Susan Bassnett widened Barkhudarov's poetry perception to include prose, adding that in this type of translation text is the prime unit, including the idea that sentence-by-sentence translation could cause loss of important structural features.

Swiss linguist Werner Koller connected Barkhudarov's idea of unit sizing to the difference between the two languages involved, by stating that the more different or unrelated these languages were, the larger the unit would be.

One final perception on the idea of unit came from linguist Eugene Nida. To him, translation units have a tendency to be small groups of language building up into sentences, thus forming what he called meaningful mouthfuls of language.

== Points of view towards translation units ==

=== Process-oriented POV ===
According to this point of view, a translation unit is a stretch of text on which attention is focused to be represented as a whole in the target language.

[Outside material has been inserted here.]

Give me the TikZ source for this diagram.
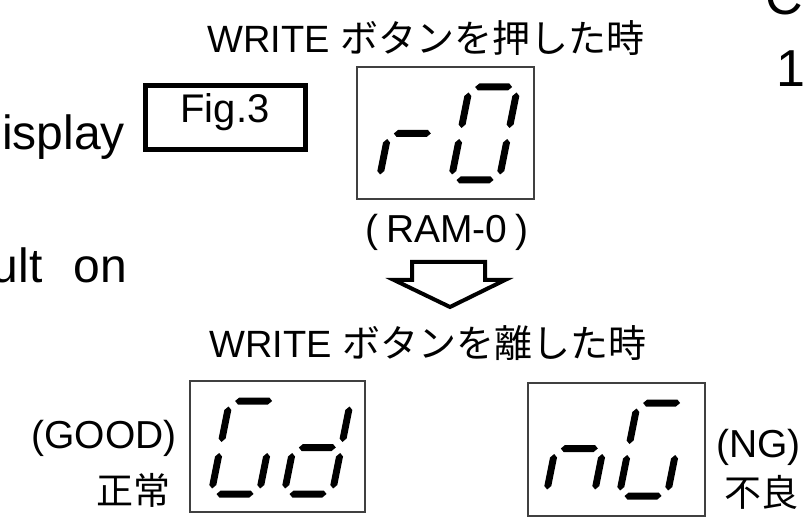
\documentclass[tikz,border=0pt]{standalone}
\usepackage{fontspec}
\setmainfont{Liberation Sans}
\newfontfamily\jp{Noto Sans CJK JP}
\tikzset{
  title/.style={font=\fontsize{38}{44}\selectfont, inner sep=0, anchor=base west},
  body/.style={font=\fontsize{48}{56}\selectfont, inner sep=0},
  big/.style={font=\fontsize{52}{60}\selectfont, inner sep=0},
  lbl/.style={font=\fontsize{39}{46}\selectfont, inner sep=0},
  dispbox/.style={draw=black!75, line width=1.6},
  segfill/.style={fill=black},
}
% horizontal segment: from u=#1 to u=#2 at height #3 (local, y down)
\newcommand{\hseg}[3]{\fill[segfill] (#1,#3) -- ({#1+3.5},{#3-3.5}) -- ({#2-3.5},{#3-3.5}) -- (#2,#3) -- ({#2-3.5},{#3+3.5}) -- ({#1+3.5},{#3+3.5}) -- cycle;}
% vertical segment: at u=#1 from #2 (top) to #3 (bottom)
\newcommand{\vseg}[3]{\fill[segfill] (#1,#2) -- ({#1+3.5},{#2+3.5}) -- ({#1+3.5},{#3-3.5}) -- (#1,#3) -- ({#1-3.5},{#3-3.5}) -- ({#1-3.5},{#2+3.5}) -- cycle;}
\newcommand{\segA}{\hseg{5.5}{42.5}{-93}}
\newcommand{\segB}{\vseg{48}{-87.5}{-52}}
\newcommand{\segC}{\vseg{48}{-41}{-5.5}}
\newcommand{\segD}{\hseg{5.5}{42.5}{0}}
\newcommand{\segE}{\vseg{0}{-41}{-5.5}}
\newcommand{\segF}{\vseg{0}{-87.5}{-52}}
\newcommand{\segG}{\hseg{5.5}{42.5}{-46.5}}
\newcommand{\sevdigit}[3]{\begin{scope}[shift={(#1,#2)}, xslant=0.2]#3\end{scope}}
\begin{document}
\begin{tikzpicture}[x=1pt,y=-1pt]
\useasboundingbox (0,0) rectangle (806,521);
% left body text fragments
\node[body, anchor=base east] (disp) at (125,150) {isplay};
\node[body, anchor=base east] (ulton) at (127,283) {ult\hspace{31pt}on};
% right body text fragments
\node[big, anchor=base west] (cc) at (765,15) {C};
\node[big, anchor=base west] (one) at (776,87) {1};
% Fig.3 box
\draw[line width=5] (145.5,85.5) rectangle (305.5,149.5);
\node[font=\fontsize{40}{46}\selectfont, inner sep=0, anchor=base] (fig) at (225,123) {Fig.3};
% top display
\node[title] (t1) at (207,53) {WRITE {\jp ボタンを押した時}};
\draw[dispbox] (357,67) rectangle (534,199);
\sevdigit{379}{180}{\segE\segG}
\sevdigit{451}{180}{\segA\segB\segC\segD\segE\segF}
\node[lbl, anchor=base west] (ram) at (365,243) {(\hspace{8pt}RAM-0\hspace{8pt})};
% hollow arrow
\draw[line width=4, line join=miter] (412,262) -- (485,262) -- (485,280) -- (505,280) -- (450,307) -- (394,280) -- (412,280) -- cycle;
% second title
\node[title] (t2) at (209,358) {WRITE {\jp ボタンを離した時}};
% GOOD display
\draw[dispbox] (190,381) rectangle (365,512);
\sevdigit{211}{494}{\segA\segC\segD\segE\segF}
\sevdigit{284}{494}{\segB\segC\segD\segE\segG}
\node[lbl, anchor=base east] (good) at (177,448) {(GOOD)};
\node[font=\fontsize{37}{44}\selectfont, inner sep=0, anchor=base east] (seijo) at (171,504) {\jp 正常};
% NG display
\draw[dispbox] (528,383) rectangle (705,516);
\sevdigit{546}{495}{\segC\segE\segG}
\sevdigit{619}{496}{\segA\segC\segD\segE\segF}
\node[lbl, anchor=base west] (ng) at (716,457) {(NG)};
\node[font=\fontsize{37}{44}\selectfont, inner sep=0, anchor=base west] (furyo) at (724,506) {\jp 不良};
\end{tikzpicture}
\end{document}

In this point of view we can consider the concept of the think-aloud protocol, supported by German linguist Wolfgang Lörscher: isolating units using self-reports by translating subjects. It also relates to how experienced the translator in question is: language learners take a word as a translation unit, whereas experienced translators isolate and translate units of meaning in the form of phrases, clauses or sentences.

Since 1996 and 2005 keylogging and eyetracking technologies were introduced in Translation Process Research. These more advanced and non-invasive research methods made it possible to elaborate a finer-grained assessment of translation units as loops of (source or target text) reading and target text typing. Loops of translation units are thought to be the basic units by which translations are produced. Thus, Malmkjaer, for instance, defines process oriented translation units as a “stretch of the source text that the translator keeps in mind at any one time, in order to produce translation equivalents in the text he or she is creating” (p. 286). Records of keystrokes and eye movements allow to investigate these mental constructs through their physical (observable) behavioral traces in the translation process data. Empirical Translation Process Research has deployed numerous theories to explain and models the behavioral traces of these assumed mental units.

=== Product-oriented POV ===
Here, the target-text unit can be mapped into an equivalent source-text unit. A case study on this matter was reported by Gideon Toury, in which 27 English-Hebrew student-produced translations were mapped onto a source text. Those students that were less experienced had larger numbers of small units at word and morpheme level in their translations, while one student with translation experience had approximately half of those units, mostly at phrase or clause level.